Además, el autoestigma es un elemento a destacar, pues los propios estudiantes con discapacidad intelectual mostraron niveles más altos de estigmatización hacia su propio colectivo en comparación con los otros estamentos universitatorios: sus compañeros sin discapacidad, profesores o personal de administración.
Sin embargo, la educación superior puede ser un motor de cambio en la forma de entender a este colectivo y defender su libre desarrollo personal, social, académico y profesional. Un conjunto de estudios recientes, enmarcados en nuestro proyecto Intervención socioeducativa en el estigma social hacia la discapacidad intelectual (ISESDI) ha demostrado que las intervenciones educativas bien diseñadas pueden transformar percepciones y fomentar entornos más inclusivos.
El contacto, clave para desmontar estereotipos
No basta con sensibilizar: el contacto directo con personas con discapacidad intelectual juega un papel fundamental en la reducción del estigma. La proximidad y la interacción frecuente derriban mitos y prejuicios, promoviendo una visión más realista y justa.
Los estudiantes universitarios sin discapacidad intelectual colaboraron con compañeros que sí la tenían en proyectos reales. Uno de los participantes de un Programa Universitario en Competencias Sociolaborales comentaba: “Al principio no sabía cómo interactuar, y al pasar unas horas ya nos veíamos como iguales”.
Sin embargo, también deja una conclusión inquietante: el estigma persiste incluso entre personas con estudios universitarios avanzados. Esto refuerza la necesidad de que las estrategias educativas no sean acciones aisladas, sino parte de un proceso continuo que se perpetúe en cada nueva generación de estudiantes.
Más allá del aula: la inclusión como reto universitario
Si bien cambiar actitudes es crucial, garantizar oportunidades profesionales para las personas con discapacidad intelectual es el siguiente paso. En un estudio sobre madurez vocacional se analizó la elección de profesiones por parte de jóvenes universitarios con dicha discapacidad. Los resultados mostraron que estos estudiantes tienen intereses vocacionales diversos, con una mayor inclinación por áreas artísticas, sociales y científicas, y menor preferencia por profesiones tradicionalmente consideradas convencionales o de servicio, roles que a menudo se les asignan de forma inconsciente.

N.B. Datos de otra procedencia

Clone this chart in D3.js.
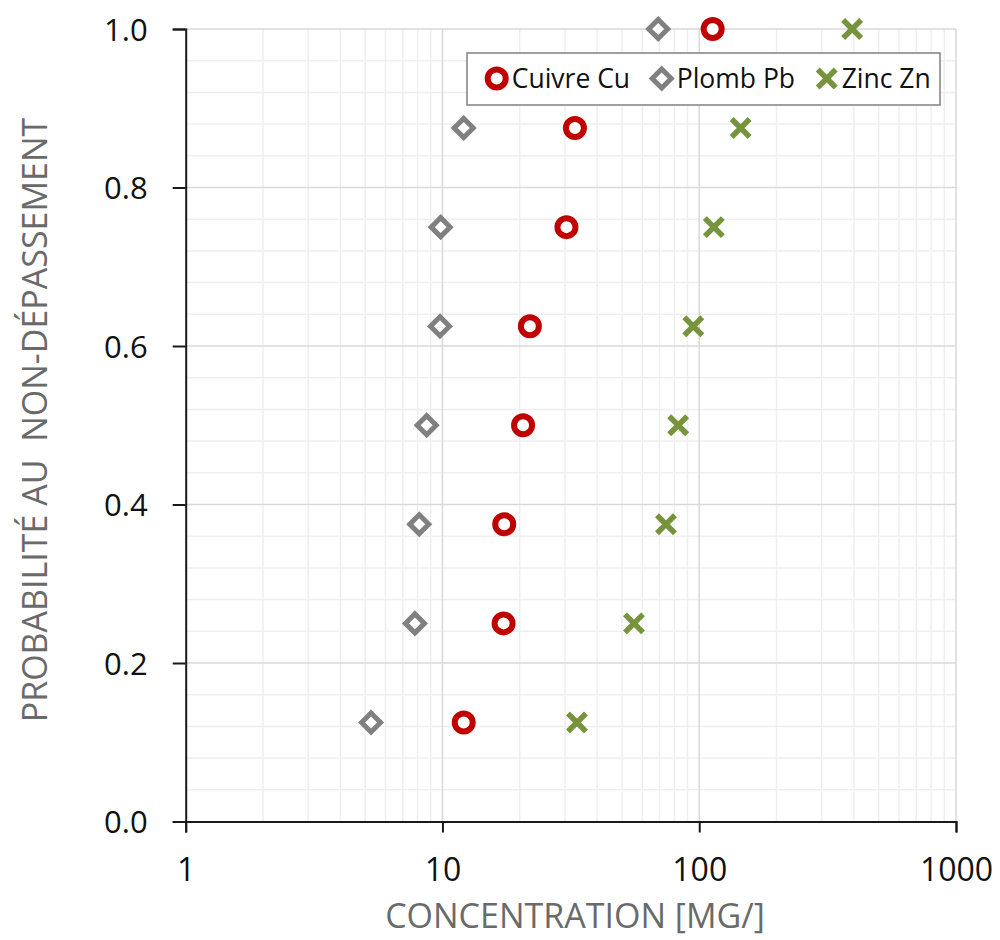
<!DOCTYPE html>
<html>
<head>
<meta charset="utf-8">
<script src="https://cdn.jsdelivr.net/npm/d3@7"></script>
<style>
  html, body { margin: 0; padding: 0; background: #fff; }
  svg { display: block; }
  text { font-family: "Open Sans", "Noto Sans", sans-serif; }
</style>
</head>
<body>
<svg id="chart" width="1000" height="940"></svg>
<script>
// ---- data ----
const probabilities = [0.125, 0.25, 0.375, 0.5, 0.625, 0.75, 0.875, 1.0];
const cuivre = [12.1, 17.3, 17.4, 20.6, 21.9, 30.4, 32.8, 112.8];
const plomb  = [5.27, 7.81, 8.12, 8.68, 9.78, 9.84, 12.1, 69.2];
const zinc   = [33.4, 55.7, 74.2, 82.8, 94.8, 114, 145, 394];
const seriesNames = ["Cuivre Cu", "Plomb Pb", "Zinc Zn"];
const xTicks = [1, 10, 100, 1000];
const yTicks = [0.0, 0.2, 0.4, 0.6, 0.8, 1.0];
const xTitle = "CONCENTRATION [MG/]";
const yTitle = "PROBABILITÉ AU\u00A0\u00A0NON-DÉPASSEMENT";

// ---- layout ----
const svg = d3.select("#chart");
const pLeft = 185.7, pRight = 956, pTop = 29, pBottom = 821.5;

const x = d3.scaleLog().domain([1, 1000]).range([pLeft, pRight]);
const y = d3.scaleLinear().domain([0, 1]).range([pBottom, pTop]);

// minor grid
const xMinor = [];
for (let k = 0; k < 3; k++) for (let m = 2; m <= 9; m++) xMinor.push(m * Math.pow(10, k));
const yMinor = d3.range(0, 25).map(i => i * 0.04).filter(v => Math.abs(v * 5 - Math.round(v * 5)) > 1e-6);

const g = svg.append("g");
g.selectAll("line.xminor").data(xMinor).enter().append("line")
  .attr("x1", d => x(d)).attr("x2", d => x(d)).attr("y1", pTop).attr("y2", pBottom)
  .attr("stroke", "#efefef").attr("stroke-width", 1.5);
g.selectAll("line.yminor").data(yMinor).enter().append("line")
  .attr("x1", pLeft).attr("x2", pRight).attr("y1", d => y(d)).attr("y2", d => y(d))
  .attr("stroke", "#efefef").attr("stroke-width", 1.5);
// major grid
g.selectAll("line.xmajor").data(xTicks.slice(1)).enter().append("line")
  .attr("x1", d => x(d)).attr("x2", d => x(d)).attr("y1", pTop).attr("y2", pBottom)
  .attr("stroke", "#d9d9d9").attr("stroke-width", 1.5);
g.selectAll("line.ymajor").data(yTicks.slice(1)).enter().append("line")
  .attr("x1", pLeft).attr("x2", pRight).attr("y1", d => y(d)).attr("y2", d => y(d))
  .attr("stroke", "#d9d9d9").attr("stroke-width", 1.5);

// axes
const xAxis = d3.axisBottom(x).tickValues(xTicks).tickFormat(d3.format("d")).tickSizeOuter(0).tickSize(11).tickPadding(26);
const yAxis = d3.axisLeft(y).tickValues(yTicks).tickFormat(d3.format(".1f")).tickSizeOuter(0).tickSize(13).tickPadding(25);

const gx = svg.append("g").attr("transform", `translate(0,${pBottom})`).call(xAxis);
const gy = svg.append("g").attr("transform", `translate(${pLeft},0)`).call(yAxis);
[gx, gy].forEach(a => {
  a.select(".domain").attr("stroke", "#1a1a1a").attr("stroke-width", 2);
  a.selectAll(".tick line").attr("stroke", "#1a1a1a").attr("stroke-width", 2);
  a.selectAll(".tick text").attr("fill", "#111")
    .style("font-family", "'Open Sans', 'Noto Sans', sans-serif");
});
gx.selectAll(".tick text").style("font-size", "32px");
gy.selectAll(".tick text").style("font-size", "31px").attr("dy", "0.36em");

// axis titles
svg.append("text").attr("x", 575).attr("y", 928)
  .attr("text-anchor", "middle").attr("fill", "#6a6a6a").style("font-size", "34px").text(xTitle);
svg.append("text").attr("transform", `translate(47,420) rotate(-90)`)
  .attr("text-anchor", "middle").attr("fill", "#6a6a6a").style("font-size", "34px").text(yTitle);

// markers
const red = "#c00000", grey = "#808080", green = "#77933c";
function drawCircle(sel) {
  sel.append("circle").attr("r", 9).attr("fill", "#fff").attr("stroke", red).attr("stroke-width", 6);
}
function drawDiamond(sel) {
  sel.append("path").attr("d", "M0,-9.5L9.5,0L0,9.5L-9.5,0Z").attr("fill", "#fff")
    .attr("stroke", grey).attr("stroke-width", 5).attr("stroke-linejoin", "miter");
}
function drawCross(sel) {
  sel.append("path").attr("d", "M-9,-9L9,9M-9,9L9,-9").attr("fill", "none")
    .attr("stroke", green).attr("stroke-width", 5.5).attr("stroke-linecap", "butt");
}
const series = [
  { values: cuivre, draw: drawCircle },
  { values: plomb, draw: drawDiamond },
  { values: zinc, draw: drawCross }
];
series.forEach(s => {
  s.values.forEach((v, i) => {
    const m = svg.append("g").attr("transform", `translate(${x(v)},${y(probabilities[i])})`);
    s.draw(m);
  });
});

// legend
const lg = svg.append("g");
lg.append("rect").attr("x", 467).attr("y", 53).attr("width", 473).attr("height", 52)
  .attr("fill", "#fff").attr("stroke", "#808080").attr("stroke-width", 1.5);
const legendX = [496.7, 661.7, 826.7];
series.forEach((s, i) => {
  const m = lg.append("g").attr("transform", `translate(${legendX[i]},78.5)`);
  s.draw(m);
  lg.append("text").attr("x", legendX[i] + 15).attr("y", 78.5).attr("dy", "0.36em")
    .attr("fill", "#111").style("font-size", "26.5px").text(seriesNames[i]);
});
</script>
</body>
</html>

Samuel, por ejemplo, siempre soñó con ser cineasta, pero en su entorno le sugerían optar por formarse en hostelería o jardinería. Gracias a un programa universitario inclusivo, se animó a intentarlo y, como él mismo dice: “No quiero que decidan por mí lo que puedo o no puedo hacer. Quiero contar historias, porque también tenemos cosas que decir”.
Casos como el de Samuel reflejan la importancia de diseñar itinerarios formativos que respeten las vocaciones de estos estudiantes y amplíen sus oportunidades en sectores donde históricamente han encontrado barreras.
Esto evidencia la necesidad de repensar los programas formativos universitarios para ajustarlos a las aspiraciones y necesidades de estos estudiantes. Programas como UNIDIVERSIDAD, financiado por la Fundación ONCE, han demostrado que la inclusión universitaria no solo potencia sus competencias profesionales, sino que también fortalece su autoestima y sentido de pertenencia.
La universidad, un laboratorio de cambio social
Los hallazgos de estos estudios son un recordatorio de que la educación no solo transmite conocimientos, sino que moldea mentalidades. Las universidades tienen la capacidad y la responsabilidad de ser espacios de transformación social, promoviendo no solo la accesibilidad física, sino también un cambio profundo en las actitudes y creencias de sus estudiantes.
El proyecto ISESDI ha demostrado que las intervenciones educativas pueden marcar una diferencia real en la reducción del estigma. Pero no basta con abrir las puertas de la universidad a las personas con discapacidad intelectual; es fundamental garantizar que estas puertas den acceso a un entorno donde se valore la diversidad y se promueva la inclusión real.
Las universidades deben convertirse en el epicentro del cambio social, donde las diferencias sean vistas como un valor añadido y no como un obstáculo. No es solo cuestión de justicia social, sino de construir una sociedad más equitativa, donde todas las personas tengan la oportunidad de contribuir y desarrollarse plenamente.